(Data lines):

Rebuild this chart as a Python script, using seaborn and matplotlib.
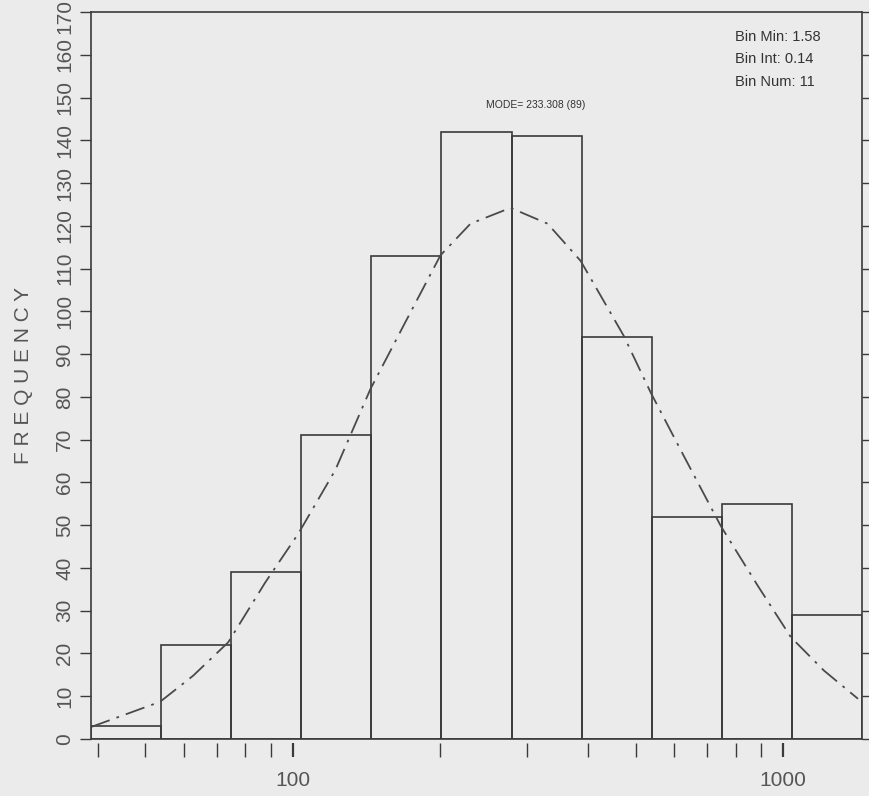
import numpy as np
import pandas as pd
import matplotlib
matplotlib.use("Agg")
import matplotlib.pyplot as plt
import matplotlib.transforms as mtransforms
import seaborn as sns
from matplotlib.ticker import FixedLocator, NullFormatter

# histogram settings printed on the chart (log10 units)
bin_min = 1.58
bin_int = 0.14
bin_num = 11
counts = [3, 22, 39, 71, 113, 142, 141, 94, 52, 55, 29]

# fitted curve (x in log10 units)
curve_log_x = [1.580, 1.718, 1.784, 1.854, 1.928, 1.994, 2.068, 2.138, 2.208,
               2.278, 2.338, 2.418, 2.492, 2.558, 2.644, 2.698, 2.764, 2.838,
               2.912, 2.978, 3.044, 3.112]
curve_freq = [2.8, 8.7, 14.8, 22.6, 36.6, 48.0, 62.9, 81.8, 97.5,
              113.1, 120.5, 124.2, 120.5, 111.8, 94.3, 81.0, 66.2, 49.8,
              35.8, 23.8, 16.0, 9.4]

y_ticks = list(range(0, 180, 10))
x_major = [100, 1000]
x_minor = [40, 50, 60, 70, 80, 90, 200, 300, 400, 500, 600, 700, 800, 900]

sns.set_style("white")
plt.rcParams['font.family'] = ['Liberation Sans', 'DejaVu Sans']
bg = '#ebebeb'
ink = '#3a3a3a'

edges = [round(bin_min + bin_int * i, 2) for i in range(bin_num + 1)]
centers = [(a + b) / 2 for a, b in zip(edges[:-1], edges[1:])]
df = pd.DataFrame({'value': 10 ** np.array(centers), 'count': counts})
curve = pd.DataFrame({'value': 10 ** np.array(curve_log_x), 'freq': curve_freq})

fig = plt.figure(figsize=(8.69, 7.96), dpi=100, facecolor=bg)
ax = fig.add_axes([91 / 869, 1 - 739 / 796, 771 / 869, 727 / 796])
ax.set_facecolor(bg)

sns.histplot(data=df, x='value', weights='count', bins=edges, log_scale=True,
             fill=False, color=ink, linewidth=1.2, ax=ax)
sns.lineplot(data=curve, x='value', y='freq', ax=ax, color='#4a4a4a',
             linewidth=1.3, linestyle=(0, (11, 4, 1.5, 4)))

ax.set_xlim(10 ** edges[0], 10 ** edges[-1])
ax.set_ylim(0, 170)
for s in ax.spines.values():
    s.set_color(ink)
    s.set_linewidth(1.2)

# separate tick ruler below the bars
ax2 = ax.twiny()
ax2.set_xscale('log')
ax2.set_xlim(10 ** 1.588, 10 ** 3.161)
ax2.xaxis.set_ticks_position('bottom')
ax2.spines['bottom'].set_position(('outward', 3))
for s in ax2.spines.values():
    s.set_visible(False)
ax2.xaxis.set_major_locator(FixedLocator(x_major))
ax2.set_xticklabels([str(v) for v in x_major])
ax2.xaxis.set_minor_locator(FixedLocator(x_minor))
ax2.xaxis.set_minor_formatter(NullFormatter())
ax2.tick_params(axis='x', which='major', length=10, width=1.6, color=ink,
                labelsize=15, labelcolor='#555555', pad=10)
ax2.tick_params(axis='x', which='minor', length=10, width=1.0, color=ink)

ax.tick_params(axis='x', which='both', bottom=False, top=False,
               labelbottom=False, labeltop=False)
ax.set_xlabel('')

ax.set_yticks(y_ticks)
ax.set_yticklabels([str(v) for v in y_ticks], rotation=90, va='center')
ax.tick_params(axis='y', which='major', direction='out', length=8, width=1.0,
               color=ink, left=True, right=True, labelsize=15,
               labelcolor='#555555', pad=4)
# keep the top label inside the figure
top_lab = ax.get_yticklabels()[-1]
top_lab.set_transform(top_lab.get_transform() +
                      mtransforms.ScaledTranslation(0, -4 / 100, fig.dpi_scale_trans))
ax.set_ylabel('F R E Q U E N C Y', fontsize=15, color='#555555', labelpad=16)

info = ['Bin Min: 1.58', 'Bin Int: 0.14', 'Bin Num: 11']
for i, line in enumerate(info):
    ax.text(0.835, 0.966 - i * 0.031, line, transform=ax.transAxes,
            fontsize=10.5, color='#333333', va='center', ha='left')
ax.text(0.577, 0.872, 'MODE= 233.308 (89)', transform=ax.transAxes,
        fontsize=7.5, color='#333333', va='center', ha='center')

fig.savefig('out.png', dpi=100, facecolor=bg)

(What you need to do): Leave out any pictures and return exactly the lines from the beginning of the data through the line with "52, 55, 29]", inclusive.

(Result of this task):
Rebuild this chart as a Python script, using seaborn and matplotlib.
import numpy as np
import pandas as pd
import matplotlib
matplotlib.use("Agg")
import matplotlib.pyplot as plt
import matplotlib.transforms as mtransforms
import seaborn as sns
from matplotlib.ticker import FixedLocator, NullFormatter

# histogram settings printed on the chart (log10 units)
bin_min = 1.58
bin_int = 0.14
bin_num = 11
counts = [3, 22, 39, 71, 113, 142, 141, 94, 52, 55, 29]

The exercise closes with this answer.